Process	Key Quantitative Relation	Reference
Li-ion memristive tuning	$R(t) = \frac{l_x l_y}{\mu_e q(t)}$ , $M(q) = \frac{K}{q}$	(Zhang et al., 21 Jan 2026)
Vacancy drift-diffusion	$J = -D(T) \nabla c_{VO} + \mu(T) c_{VO} E$	(Manca et al., 2017)
Carrier modulation	$n = 1/(e R_H)$ ; $E_a = k_B^{-1} d\ln\rho/d(1/T)$	(Basu et al., 2022)
Strain expansion	$\Delta c/c_0 \approx A \cdot c_{He}$	(Guo et al., 2015)
Superconducting shift	$\Delta T_c \approx \alpha \Delta n_{2D}$	(Piatti et al., 2022)
ORR enhancement	$J_{ORR} \propto f_{dz^2}$ (dz² occupancy)	(Herklotz et al., 12 Mar 2025)

These relationships support predictive modeling of resistance, carrier concentration, functional performance, and reversibility as a function of ion dose, bias, or chemical input.

5. Impact, Limitations, and Comparative Features

Reversible ion doping establishes new paradigms for in-memory computing, neuromorphic functionality, adaptive mechanics, and optoelectronic device reconfigurability:

Elimination of sneak-paths and full parallel programming (Zhang et al., 21 Jan 2026): Physical decoupling of read/write streams in memristors allows $O(1)$ parallel writes, a significant advance over earlier architectures.
Analog, linear, and multi-level control (Zhang et al., 21 Jan 2026, Manca et al., 2017): Ion-doping mechanisms, by harnessing continuous bulk intercalation or vacancy profiles, realize highly reproducible intermediate states (cycle variability <5%), with no abrupt switching thresholds—critical for analog computation.
Non-destructive property tuning (Sorkin et al., 2022, Guo et al., 2015): Processes leave crystal structure and bond lengths essentially unchanged, ensuring that mechanical, electronic, and magnetic properties are dynamically accessible and recoverable without cumulative damage.
Compatibility with nanoscale patterning and device integration (Chen et al., 2020, Herklotz et al., 12 Mar 2025): Spatial selectivity (<1 μm), compatibility with standard lithography, and cycleability make these mechanisms attractive for scalable, wafer-level, or post-fabrication control.
Comparison to chemical doping and epitaxial strain (Basu et al., 2022, Motzkau et al., 2012, Guo et al., 2015, Herklotz et al., 12 Mar 2025): Unlike thermal/chemical doping—slow, irreversible, and homogenizing—physical ion doping is rapid, locally addressable, and reversible in situ. Unlike heteroepitaxial strain, strain-doping via ion-implantation enables selective, continuous tuning after growth, decoupled from substrate constraints and Poisson limitations.

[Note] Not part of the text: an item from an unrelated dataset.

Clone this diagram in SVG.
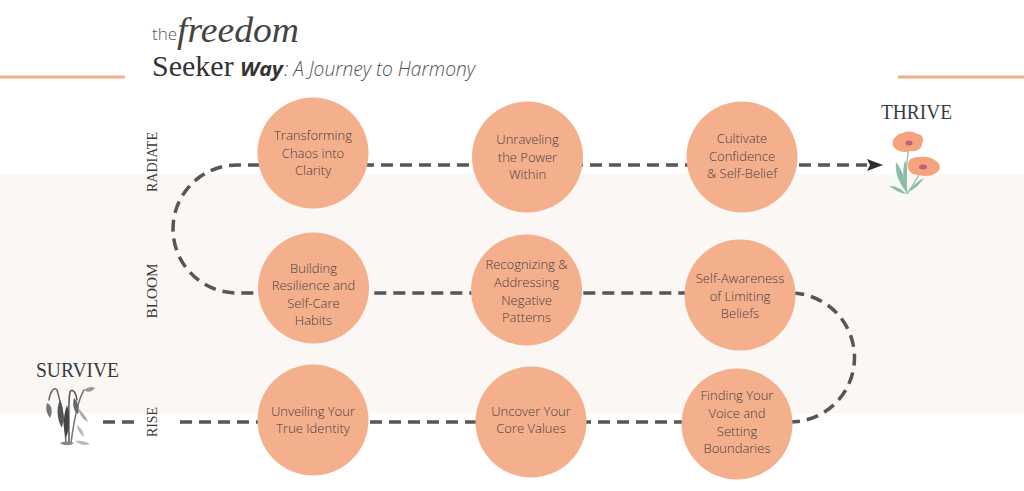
<svg xmlns="http://www.w3.org/2000/svg" width="1024" height="491" viewBox="0 0 1024 491">
<defs>
<style>
.node circle{fill:#F4AF8D}
.node text{font-family:"Open Sans","Liberation Sans",sans-serif;font-size:13px;font-weight:300;fill:#4a3f3d;text-anchor:middle}
.stage{font-family:"Liberation Serif",serif;font-size:15px;fill:#3a3a3a;text-anchor:middle}
.big{font-family:"Liberation Serif",serif;font-size:21px;fill:#3a3a3a}
.dash{fill:none;stroke:#565656;stroke-width:3.5;stroke-dasharray:12 7}
.rule{stroke:#F4AE8A;stroke-width:3}
</style>
<marker id="arrow" markerWidth="16" markerHeight="12" refX="0" refY="6" orient="auto" markerUnits="userSpaceOnUse">
<path d="M0,0 L16,6 L0,12 L3,6 Z" fill="#2e2e2e"/>
</marker>
</defs>
<rect width="1024" height="491" fill="#fff"/>
<rect x="0" y="174" width="1024" height="239" fill="#FBF7F4"/>

<line class="rule" x1="0" y1="77" x2="125" y2="77"/>
<line class="rule" x1="898" y1="77" x2="1024" y2="77"/>

<g id="title">
<text x="152" y="40" font-family="Open Sans, sans-serif" font-size="17" font-weight="300" fill="#555">the</text>
<text x="177" y="42" font-family="Liberation Serif, serif" font-style="italic" font-size="36" fill="#444" textLength="122" lengthAdjust="spacingAndGlyphs">freedom</text>
<text x="152" y="76" font-family="Liberation Serif, serif" font-size="30" fill="#333">Seeker</text>
<text x="240" y="76" font-family="Open Sans, sans-serif" font-size="20" font-weight="700" font-style="italic" fill="#333" textLength="43" lengthAdjust="spacingAndGlyphs">Way</text>
<text x="284" y="76" font-family="Open Sans, sans-serif" font-size="20" font-weight="300" font-style="italic" fill="#555" textLength="191" lengthAdjust="spacingAndGlyphs">: A Journey to Harmony</text>
</g>

<g id="connectors">
<path class="dash" d="M103,422 H135"/>
<path class="dash" d="M180,422 H790 A64.5,64.5 0 0 0 790,293 H237 A64,64 0 0 1 237,165 H867" marker-end="url(#arrow)"/>
</g>

<g id="stage-labels">
<text class="stage" transform="translate(157,162) rotate(-90)" textLength="60" lengthAdjust="spacingAndGlyphs">RADIATE</text>
<text class="stage" transform="translate(157,291) rotate(-90)" textLength="55" lengthAdjust="spacingAndGlyphs">BLOOM</text>
<text class="stage" transform="translate(157,422) rotate(-90)" textLength="30" lengthAdjust="spacingAndGlyphs">RISE</text>
</g>

<g id="thrive">
<text class="big" x="881" y="119" textLength="71" lengthAdjust="spacingAndGlyphs">THRIVE</text>
<g id="thrive-flowers">
<path d="M907,194 C905,180 906,165 909,146" stroke="#9cc7b6" stroke-width="1.5" fill="none"/>
<path d="M907,194 C913,185 918,178 922,168" stroke="#9cc7b6" stroke-width="1.5" fill="none"/>
<path d="M907,193 C898,182 895,172 896,162 C902,170 906,180 907,193 Z" fill="#8dbba9"/>
<path d="M906,194 C902,189 896,186 889,186 C895,190 900,193 906,194 Z" fill="#8dbba9"/>
<path d="M908,192 C915,189 920,184 924,178 C918,181 912,186 908,192 Z" fill="#8dbba9"/>
<path d="M906,186 C902,178 903,168 905,160 C907,168 908,178 906,186 Z" fill="#8dbba9"/>
<path d="M893,146 C891,140 896,134 903,133 C907,131 913,131 917,134 C922,134 925,139 922,144 C922,149 916,152 910,151 C904,153 897,152 893,146 Z" fill="#F5A27E"/>
<ellipse cx="909" cy="143" rx="3.5" ry="2.5" fill="#c25f78"/>
<path d="M908,165 C908,159 913,157 919,157 C924,156 932,157 936,161 C941,164 941,170 936,173 C932,176 925,177 919,175 C912,175 907,171 908,165 Z" fill="#F5A27E"/>
<ellipse cx="923" cy="167" rx="4" ry="2.5" fill="#c25f78"/>
</g>
</g>

<g id="survive">
<text class="big" x="36" y="377" textLength="83" lengthAdjust="spacingAndGlyphs">SURVIVE</text>
<g id="survive-plant" fill="none" stroke-linecap="round">
<path d="M66,443 C65,420 60,400 57,390 C54,386 50,392 49,400" stroke="#666" stroke-width="1.5"/>
<path d="M69,443 C69,420 68,402 70,392 C72,388 76,392 77,400" stroke="#555" stroke-width="1.5"/>
<path d="M71,443 C74,420 78,400 84,390" stroke="#777" stroke-width="1.5"/>
<path d="M47,403 C45,409 47,414 50,418 C53,412 52,405 47,403 Z" fill="#777" stroke="none"/>
<path d="M60,400 C56,408 57,420 62,428 C64,418 64,408 60,400 Z" fill="#555" stroke="none"/>
<path d="M67,405 C63,415 63,428 66,438 C70,428 70,415 67,405 Z" fill="#444" stroke="none"/>
<path d="M74,398 C72,404 74,412 78,414 C80,408 78,402 74,398 Z" fill="#666" stroke="none"/>
<path d="M84,390 C88,387 92,386 95,388 C92,392 88,393 84,390 Z" fill="#999" stroke="none"/>
<path d="M78,408 C82,412 86,416 88,422 C83,420 79,414 78,408 Z" fill="#aaa" stroke="none"/>
<path d="M77,425 C81,428 84,432 84,437 C80,434 77,430 77,425 Z" fill="#bbb" stroke="none"/>
<path d="M75,441 C80,440 86,441 90,444 C85,446 80,445 75,441 Z" fill="#bbb" stroke="none"/>
<path d="M60,443 C64,441 70,441 74,443 C70,446 64,446 60,443 Z" fill="#888" stroke="none"/>
</g>
</g>

<g id="n1" class="node"><circle cx="313" cy="153" r="55.5"/><text x="313" y="140">Transforming</text><text x="313" y="158">Chaos into</text><text x="313" y="175">Clarity</text></g>
<g id="n2" class="node"><circle cx="527.5" cy="157" r="55.5"/><text x="527.5" y="144">Unraveling</text><text x="527.5" y="162">the Power</text><text x="527.5" y="179">Within</text></g>
<g id="n3" class="node"><circle cx="742" cy="157" r="55.5"/><text x="742" y="143">Cultivate</text><text x="742" y="161">Confidence</text><text x="742" y="178">&amp; Self-Belief</text></g>
<g id="n4" class="node"><circle cx="313.5" cy="288" r="55.5"/><text x="313.5" y="272.5">Building</text><text x="313.5" y="290">Resilience and</text><text x="313.5" y="307.5">Self-Care</text><text x="313.5" y="325">Habits</text></g>
<g id="n5" class="node"><circle cx="526.5" cy="290" r="55.5"/><text x="526.5" y="269">Recognizing &amp;</text><text x="526.5" y="287">Addressing</text><text x="526.5" y="304.5">Negative</text><text x="526.5" y="322">Patterns</text></g>
<g id="n6" class="node"><circle cx="740" cy="295" r="55.5"/><text x="740" y="283">Self-Awareness</text><text x="740" y="301">of Limiting</text><text x="740" y="318">Beliefs</text></g>
<g id="n7" class="node"><circle cx="313" cy="420" r="55.5"/><text x="313" y="416">Unveiling Your</text><text x="313" y="433">True Identity</text></g>
<g id="n8" class="node"><circle cx="531" cy="422" r="55.5"/><text x="531" y="416">Uncover Your</text><text x="531" y="433">Core Values</text></g>
<g id="n9" class="node"><circle cx="737" cy="424" r="55.5"/><text x="737" y="400">Finding Your</text><text x="737" y="418">Voice and</text><text x="737" y="435.5">Setting</text><text x="737" y="453">Boundaries</text></g>
</svg>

6. Generalization and Future Prospects

Mechanistic criteria for successful reversible ion doping span host–dopant interaction, lattice tolerance, diffusion kinetics, and electrochemical stability:

Hosts must provide interstitial sites permitting low-barrier ion migration, with minimal propensity for phase transitions at practical doping levels.
Dopants should be chemically and physically reversible, not forming permanent defect complexes.
Device architectures must permit precise bias application, field geometry control, and thermal management for stability and selectivity.
Industrial integration is increasingly feasible via standard ion implantation, lithography, thin-film encapsulation, and gating technologies.

Rapid advances in nanoscale patterning, real-time control, and atomic-scale modeling will continue to extend the power, selectivity, and application space of reversible ion doping mechanisms across correlated electron systems, optomechanics, neuromorphic arrays, and energy conversion platforms.